Кто осудил Иисуса? Точка зрения юриста - Веддиг Фрикке
Суммируя сказанное, можно сделать вывод, что описания евангельских событий приобрели бы совсем иной тон, если бы в их центре была вымышленная личность. Хвала была бы гораздо напыщеннее; любая слабость замалчивалась бы. Смерть не изображалась бы как смерть человека, одинокого и измученного, но как смерть героя, чей дух и непоколебимая вера, в конечном счете, возобладали над физическим уничтожением. Соответственно, Новый Завет в целом представлял бы собой произведение, отполированное до блеска; но мы имеем дело с прямо противоположным фактом. Эрнст Блох пишет: «Хлев, сын плотника, мечтатель среди простых людей, позорная казнь в конце – все это исторический, а не приукрашенный стиль, характерный для легенд».[133]
Так называемый литературно-исторический метод (известный также как «критика формы» и «историческая критика»), разработанный Эрнстом Кеземанном, признается сегодня практически всеми историками, исследующими личность Иисуса. Этот непрямой метод имеет два важных исходных пункта – различных, но взаимосвязанных.

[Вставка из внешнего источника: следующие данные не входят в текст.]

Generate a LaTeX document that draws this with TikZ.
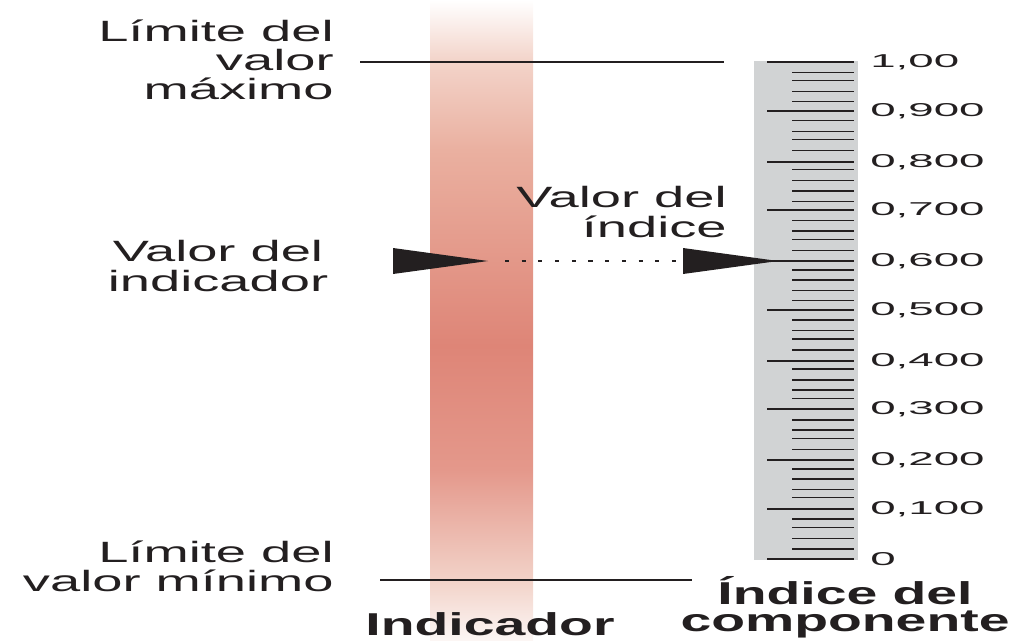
\documentclass[tikz,border=0pt]{standalone}
\usepackage{fontspec}
\setmainfont{Liberation Sans}
\newfontfamily\lblfont[FakeStretch=1.85]{Liberation Sans}
\newfontfamily\numfont[FakeStretch=2.45]{Liberation Sans}
\newfontfamily\ttlfont[FakeStretch=1.75]{Liberation Sans}
\usetikzlibrary{positioning}

\definecolor{barred}{RGB}{222,133,119}
\definecolor{barhigh}{RGB}{243,212,202}
\definecolor{barmidA}{RGB}{234,176,160}
\definecolor{barmidB}{RGB}{228,152,139}
\definecolor{barlow}{RGB}{242,210,200}
\definecolor{barbot}{RGB}{252,246,244}
\definecolor{scalegray}{RGB}{209,211,212}
\definecolor{ink}{RGB}{35,31,32}

\pgfdeclareverticalshading{barshade}{100bp}{color(0bp)=(barbot); color(25bp)=(barbot); color(29.7bp)=(barlow); color(38.3bp)=(barmidB); color(48bp)=(barred); color(63.3bp)=(barmidA); color(70.3bp)=(barhigh); color(75bp)=(white); color(100bp)=(white)}

\tikzset{
  lbl/.style={font=\lblfont\fontsize{16.7}{16.6}\selectfont, inner sep=0pt, text=ink},
  ttl/.style={font=\ttlfont\bfseries\fontsize{18}{15.6}\selectfont, inner sep=0pt, text=ink},
  num/.style={font=\numfont\fontsize{10.6}{12}\selectfont, inner sep=0pt, anchor=west, text=ink},
  limline/.style={ink, line width=0.9pt},
  tickmark/.style={ink, line width=0.8pt},
  dart/.style={fill=ink}
}

\begin{document}
\begin{tikzpicture}[x=0.02cm, y=-0.02cm]
        \useasboundingbox (0,0) rectangle (1021,640);

        % bars
        \shade[shading=barshade] (430,0) rectangle (533,640);
        \fill[scalegray] (754,61) rectangle (858,560);

        % scale
        \foreach \y/\t [count=\i] in {62/{1,00}, 111/{0,900}, 162/{0,800}, 210/{0,700}, 261/{0,600},
                310/{0,500}, 361/{0,400}, 409/{0,300}, 460/{0,200}, 509/{0,100}, 559/{0}} {
            \draw[tickmark] (767,\y) -- (854,\y);
            \node[num] (num\i) at (870,\y) {\t};
        }
        \foreach \y in {72.7, 80.7, 91.7, 101.7, 120.7, 131.7, 139.3, 150.7, 169.3, 180.7, 191, 201.7,
                220.7, 231, 239.3, 250.3, 270, 280, 290.7, 300.7, 320, 330.7, 339, 350,
                369, 380, 390, 398.3, 420, 430, 438.7, 449.2, 469, 479, 489.3, 497.3, 519, 527.7, 538.3, 549}
            \draw[tickmark] (792,\y) -- (854,\y);

        % limits
        \coordinate (maxL) at (360,62);
        \coordinate (maxR) at (724,62);
        \coordinate (minL) at (380,580);
        \coordinate (minR) at (692,580);
        \draw[limline] (maxL) -- (maxR);
        \draw[limline] (minL) -- (minR);

        % pointers
        \coordinate (tipL) at (488,261);
        \coordinate (tipR) at (778,261);
        \fill[dart] (393,248) -- (tipL) -- (393,274) -- cycle;
        \fill[dart] (683,248) -- (tipR) -- (683,274) -- cycle;
        \coordinate (dotL) at (505,261);
        \coordinate (dotR) at (680,261);
        \draw[ink, line width=1.1pt, dash pattern=on 2.3pt off 7.2pt] (dotL) -- (dotR);

        % labels
        \node[lbl, align=right, anchor=east] (maxlbl) at (334,60) {Límite del\\valor\\máximo};
        \node[lbl, align=right, anchor=east] (minlbl) at (334,566) {Límite del\\valor mínimo};
        \node[lbl, align=center] (indval) at (218,266) {Valor del\\indicador};
        \node[lbl, align=right, anchor=east] (idxval) at (727,212) {Valor del\\índice};
        \node[ttl] (indlbl) at (490,624) {Indicador};
        \node[ttl, align=center] (idxlbl) at (845,607) {Índice del\\componente};
\end{tikzpicture}
\end{document}
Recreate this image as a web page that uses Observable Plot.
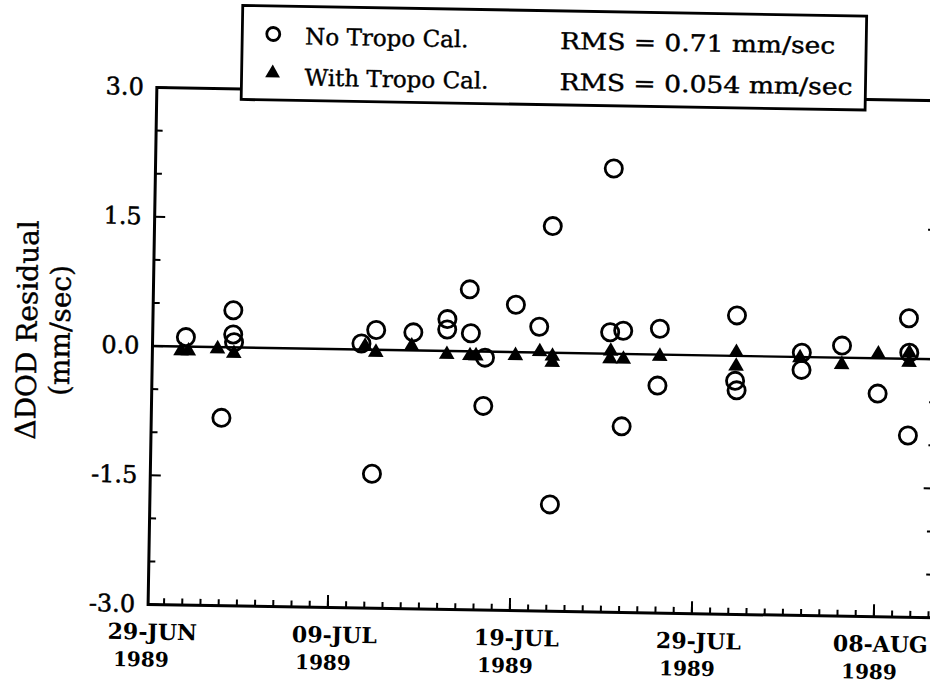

Процедура, связанная с первым пунктом (принцип «поперечного сечения»), гласит: возьмите нехристианский исторический труд той эпохи, описывающий все условия, события и личности, игравшие хоть какую-то роль, особенно в предполагаемый период жизни Иисуса и во время его публичной деятельности. Сравните этот источник с любым отрывком Евангелия, упоминающим – хотя бы вскользь – те же условия, события или личности. Затем проверьте «новые данные», содержащиеся в Новом Завете.
Если подтвержденные исторические сведения совпадают с данными евангелий, можно понять с достаточной степенью точности, какие описания евангелий исторически точны, а какие следует считать вымышленными или обусловленными потребностями проповеди. Если евангелист правдиво передал конкретное, подтвержденное историческое событие, нет никаких причин полагать, что его описание Иисуса в той или иной ситуации также не опирается на историческую истину. Если бы Иисус был фантомом, евангелист рассказал бы о нем абстрактно, вне связи с конкретными ситуациями или историческими событиями. Повествование тем более заслуживает доверия, если описываемое событие имеет нейтральный характер, а потому не может использоваться для того, чтобы возвысить образ Иисуса.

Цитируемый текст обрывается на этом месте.